Source code of charts:

^^^^^^^^

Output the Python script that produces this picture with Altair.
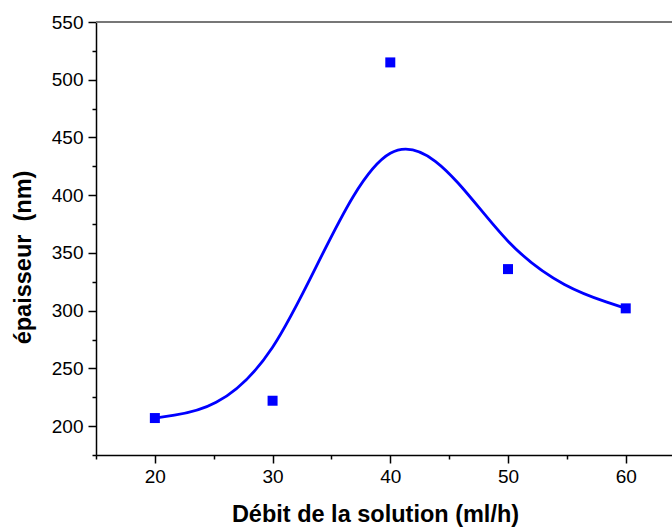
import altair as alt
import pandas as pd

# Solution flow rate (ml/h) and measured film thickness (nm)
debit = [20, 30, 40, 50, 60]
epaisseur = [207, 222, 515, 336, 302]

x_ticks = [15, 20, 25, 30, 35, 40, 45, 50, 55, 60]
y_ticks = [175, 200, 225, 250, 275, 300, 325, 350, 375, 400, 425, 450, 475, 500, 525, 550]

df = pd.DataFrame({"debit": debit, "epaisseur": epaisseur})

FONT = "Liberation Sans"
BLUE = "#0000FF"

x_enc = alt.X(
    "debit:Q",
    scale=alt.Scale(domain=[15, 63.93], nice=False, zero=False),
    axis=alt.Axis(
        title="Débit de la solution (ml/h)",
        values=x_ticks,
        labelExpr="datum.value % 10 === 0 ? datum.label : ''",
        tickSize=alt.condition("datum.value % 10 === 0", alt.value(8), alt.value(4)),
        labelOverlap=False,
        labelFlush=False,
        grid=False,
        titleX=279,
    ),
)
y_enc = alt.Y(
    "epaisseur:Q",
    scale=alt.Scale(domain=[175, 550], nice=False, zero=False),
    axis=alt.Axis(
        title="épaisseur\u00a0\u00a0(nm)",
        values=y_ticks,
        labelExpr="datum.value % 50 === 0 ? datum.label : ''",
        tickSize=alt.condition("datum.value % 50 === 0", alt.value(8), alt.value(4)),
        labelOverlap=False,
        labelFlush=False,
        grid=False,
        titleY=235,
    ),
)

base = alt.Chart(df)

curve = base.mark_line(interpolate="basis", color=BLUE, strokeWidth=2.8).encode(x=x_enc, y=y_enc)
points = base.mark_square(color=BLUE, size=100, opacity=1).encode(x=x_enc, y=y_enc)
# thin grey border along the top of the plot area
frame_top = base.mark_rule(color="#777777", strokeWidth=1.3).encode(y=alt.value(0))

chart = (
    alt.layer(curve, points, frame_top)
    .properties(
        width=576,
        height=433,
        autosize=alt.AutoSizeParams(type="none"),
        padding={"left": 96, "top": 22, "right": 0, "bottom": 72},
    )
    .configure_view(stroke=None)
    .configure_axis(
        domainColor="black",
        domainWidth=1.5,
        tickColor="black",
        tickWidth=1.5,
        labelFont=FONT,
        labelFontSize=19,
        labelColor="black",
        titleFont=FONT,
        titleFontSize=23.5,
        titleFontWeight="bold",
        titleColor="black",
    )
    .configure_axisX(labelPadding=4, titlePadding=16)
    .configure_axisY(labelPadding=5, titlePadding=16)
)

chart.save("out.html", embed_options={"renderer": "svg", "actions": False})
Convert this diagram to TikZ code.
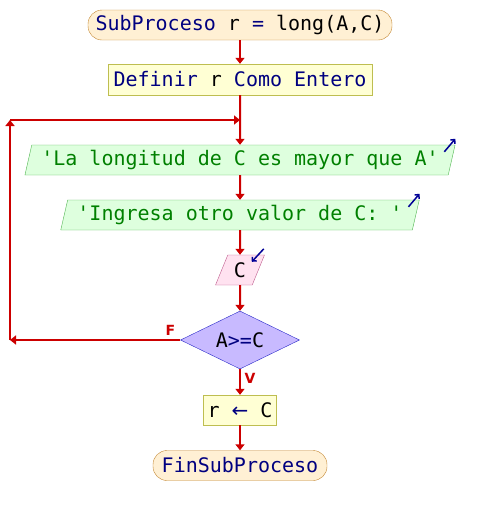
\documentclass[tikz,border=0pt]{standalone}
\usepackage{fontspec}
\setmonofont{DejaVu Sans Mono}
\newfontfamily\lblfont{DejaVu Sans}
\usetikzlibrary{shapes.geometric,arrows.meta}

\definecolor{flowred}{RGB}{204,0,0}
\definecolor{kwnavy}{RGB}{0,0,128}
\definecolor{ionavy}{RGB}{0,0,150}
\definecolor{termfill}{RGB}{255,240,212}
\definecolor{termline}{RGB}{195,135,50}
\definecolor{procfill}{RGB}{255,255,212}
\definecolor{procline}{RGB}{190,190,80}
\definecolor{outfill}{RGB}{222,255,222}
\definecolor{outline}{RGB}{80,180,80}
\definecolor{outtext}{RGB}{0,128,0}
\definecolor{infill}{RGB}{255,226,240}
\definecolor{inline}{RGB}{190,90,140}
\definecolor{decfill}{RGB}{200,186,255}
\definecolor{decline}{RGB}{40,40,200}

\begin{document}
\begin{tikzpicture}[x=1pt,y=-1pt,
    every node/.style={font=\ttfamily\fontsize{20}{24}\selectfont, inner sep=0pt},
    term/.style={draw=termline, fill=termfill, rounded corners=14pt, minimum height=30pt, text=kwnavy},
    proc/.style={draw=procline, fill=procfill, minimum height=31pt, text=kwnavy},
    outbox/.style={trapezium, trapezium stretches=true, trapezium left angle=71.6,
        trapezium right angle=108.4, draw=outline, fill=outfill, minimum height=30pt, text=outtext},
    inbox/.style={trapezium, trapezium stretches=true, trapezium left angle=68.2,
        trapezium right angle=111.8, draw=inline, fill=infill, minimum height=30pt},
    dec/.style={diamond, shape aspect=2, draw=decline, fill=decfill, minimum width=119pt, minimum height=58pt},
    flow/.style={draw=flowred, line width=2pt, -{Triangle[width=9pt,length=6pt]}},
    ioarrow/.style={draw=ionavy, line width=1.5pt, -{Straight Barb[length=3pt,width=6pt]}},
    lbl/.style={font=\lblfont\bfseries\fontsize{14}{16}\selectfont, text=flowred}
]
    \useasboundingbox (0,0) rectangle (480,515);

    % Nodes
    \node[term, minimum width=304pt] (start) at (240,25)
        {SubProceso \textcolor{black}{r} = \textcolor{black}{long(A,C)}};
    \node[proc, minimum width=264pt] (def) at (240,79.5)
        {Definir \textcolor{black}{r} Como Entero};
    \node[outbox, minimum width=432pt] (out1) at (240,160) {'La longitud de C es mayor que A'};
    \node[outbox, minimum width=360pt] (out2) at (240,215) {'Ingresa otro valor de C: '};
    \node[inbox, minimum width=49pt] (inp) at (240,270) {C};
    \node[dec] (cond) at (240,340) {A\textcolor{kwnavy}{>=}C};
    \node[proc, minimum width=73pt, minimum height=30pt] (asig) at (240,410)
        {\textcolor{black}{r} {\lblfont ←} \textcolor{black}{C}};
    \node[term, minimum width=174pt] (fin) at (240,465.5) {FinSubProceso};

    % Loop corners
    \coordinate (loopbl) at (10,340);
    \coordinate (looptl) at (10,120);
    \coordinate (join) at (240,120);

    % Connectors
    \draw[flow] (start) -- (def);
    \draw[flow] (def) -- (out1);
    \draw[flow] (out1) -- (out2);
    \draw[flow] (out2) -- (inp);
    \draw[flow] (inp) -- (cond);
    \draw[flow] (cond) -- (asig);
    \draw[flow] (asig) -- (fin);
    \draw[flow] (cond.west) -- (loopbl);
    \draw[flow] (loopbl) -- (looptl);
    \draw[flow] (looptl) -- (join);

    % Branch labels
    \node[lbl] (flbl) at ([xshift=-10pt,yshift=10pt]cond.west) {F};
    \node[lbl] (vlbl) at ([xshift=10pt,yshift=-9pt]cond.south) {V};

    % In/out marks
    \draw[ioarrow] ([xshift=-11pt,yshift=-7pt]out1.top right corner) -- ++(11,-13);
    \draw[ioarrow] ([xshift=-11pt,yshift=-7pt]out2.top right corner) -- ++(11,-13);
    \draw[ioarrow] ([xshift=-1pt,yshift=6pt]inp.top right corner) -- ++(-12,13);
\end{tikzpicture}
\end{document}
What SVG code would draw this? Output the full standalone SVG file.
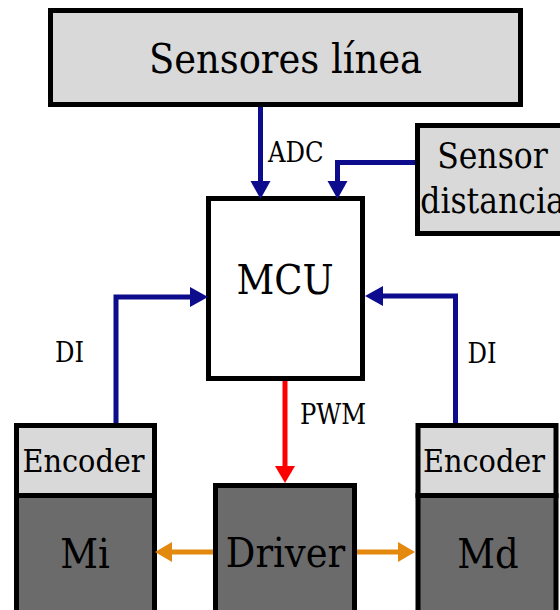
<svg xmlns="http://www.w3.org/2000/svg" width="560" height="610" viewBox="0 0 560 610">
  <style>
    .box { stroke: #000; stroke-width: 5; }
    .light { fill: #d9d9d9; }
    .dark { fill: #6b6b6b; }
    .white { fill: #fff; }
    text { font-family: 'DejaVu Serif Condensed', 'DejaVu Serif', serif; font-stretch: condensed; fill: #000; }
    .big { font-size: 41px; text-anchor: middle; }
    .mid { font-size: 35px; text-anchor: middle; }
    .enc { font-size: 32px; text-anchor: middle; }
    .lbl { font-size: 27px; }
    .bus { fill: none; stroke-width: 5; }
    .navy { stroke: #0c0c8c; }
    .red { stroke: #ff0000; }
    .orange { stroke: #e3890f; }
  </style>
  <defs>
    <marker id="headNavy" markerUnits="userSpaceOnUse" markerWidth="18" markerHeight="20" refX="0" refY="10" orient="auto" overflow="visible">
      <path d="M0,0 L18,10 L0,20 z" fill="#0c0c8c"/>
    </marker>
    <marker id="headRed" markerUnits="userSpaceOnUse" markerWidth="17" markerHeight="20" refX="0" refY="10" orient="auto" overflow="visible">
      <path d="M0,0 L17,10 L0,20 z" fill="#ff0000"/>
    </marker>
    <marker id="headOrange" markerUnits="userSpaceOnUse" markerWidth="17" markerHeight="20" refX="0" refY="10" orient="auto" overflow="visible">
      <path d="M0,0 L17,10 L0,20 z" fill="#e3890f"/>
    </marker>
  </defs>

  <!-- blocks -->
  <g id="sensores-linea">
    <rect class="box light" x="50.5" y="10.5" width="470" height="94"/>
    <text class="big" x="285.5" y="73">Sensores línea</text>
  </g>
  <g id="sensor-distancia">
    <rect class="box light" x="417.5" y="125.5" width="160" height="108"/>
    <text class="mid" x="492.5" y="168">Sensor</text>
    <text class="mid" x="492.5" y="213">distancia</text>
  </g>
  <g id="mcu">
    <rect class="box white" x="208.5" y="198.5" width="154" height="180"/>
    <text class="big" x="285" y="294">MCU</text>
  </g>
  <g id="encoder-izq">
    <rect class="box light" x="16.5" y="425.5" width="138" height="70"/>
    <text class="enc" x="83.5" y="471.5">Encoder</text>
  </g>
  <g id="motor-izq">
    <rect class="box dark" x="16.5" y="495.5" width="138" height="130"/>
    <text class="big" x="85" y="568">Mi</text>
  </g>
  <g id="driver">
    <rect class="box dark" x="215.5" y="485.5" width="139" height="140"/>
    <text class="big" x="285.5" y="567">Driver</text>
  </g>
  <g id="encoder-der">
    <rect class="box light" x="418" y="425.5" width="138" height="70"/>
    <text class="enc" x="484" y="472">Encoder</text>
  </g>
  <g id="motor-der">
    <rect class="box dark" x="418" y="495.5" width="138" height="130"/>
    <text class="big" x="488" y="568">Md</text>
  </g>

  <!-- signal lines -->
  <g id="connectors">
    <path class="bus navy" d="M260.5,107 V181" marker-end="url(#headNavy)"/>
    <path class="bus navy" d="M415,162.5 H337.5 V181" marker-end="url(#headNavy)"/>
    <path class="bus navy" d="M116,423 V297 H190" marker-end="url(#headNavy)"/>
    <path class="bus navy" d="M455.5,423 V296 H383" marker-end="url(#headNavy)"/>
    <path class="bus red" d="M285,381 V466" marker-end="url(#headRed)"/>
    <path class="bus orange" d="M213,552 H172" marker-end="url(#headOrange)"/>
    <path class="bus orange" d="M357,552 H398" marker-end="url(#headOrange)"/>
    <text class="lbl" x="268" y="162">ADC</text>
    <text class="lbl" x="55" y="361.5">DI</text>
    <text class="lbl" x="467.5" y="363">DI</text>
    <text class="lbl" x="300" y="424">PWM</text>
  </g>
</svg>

^^^^^^^^

(Problem)
Reproduce the records word for word, please, from their first line up to and including the line that contains "epaisseur = [207, 222, 515, 336, 302]", but no pictures.

(Exercise response)
Output the Python script that produces this picture with Altair.
import altair as alt
import pandas as pd

# Solution flow rate (ml/h) and measured film thickness (nm)
debit = [20, 30, 40, 50, 60]
epaisseur = [207, 222, 515, 336, 302]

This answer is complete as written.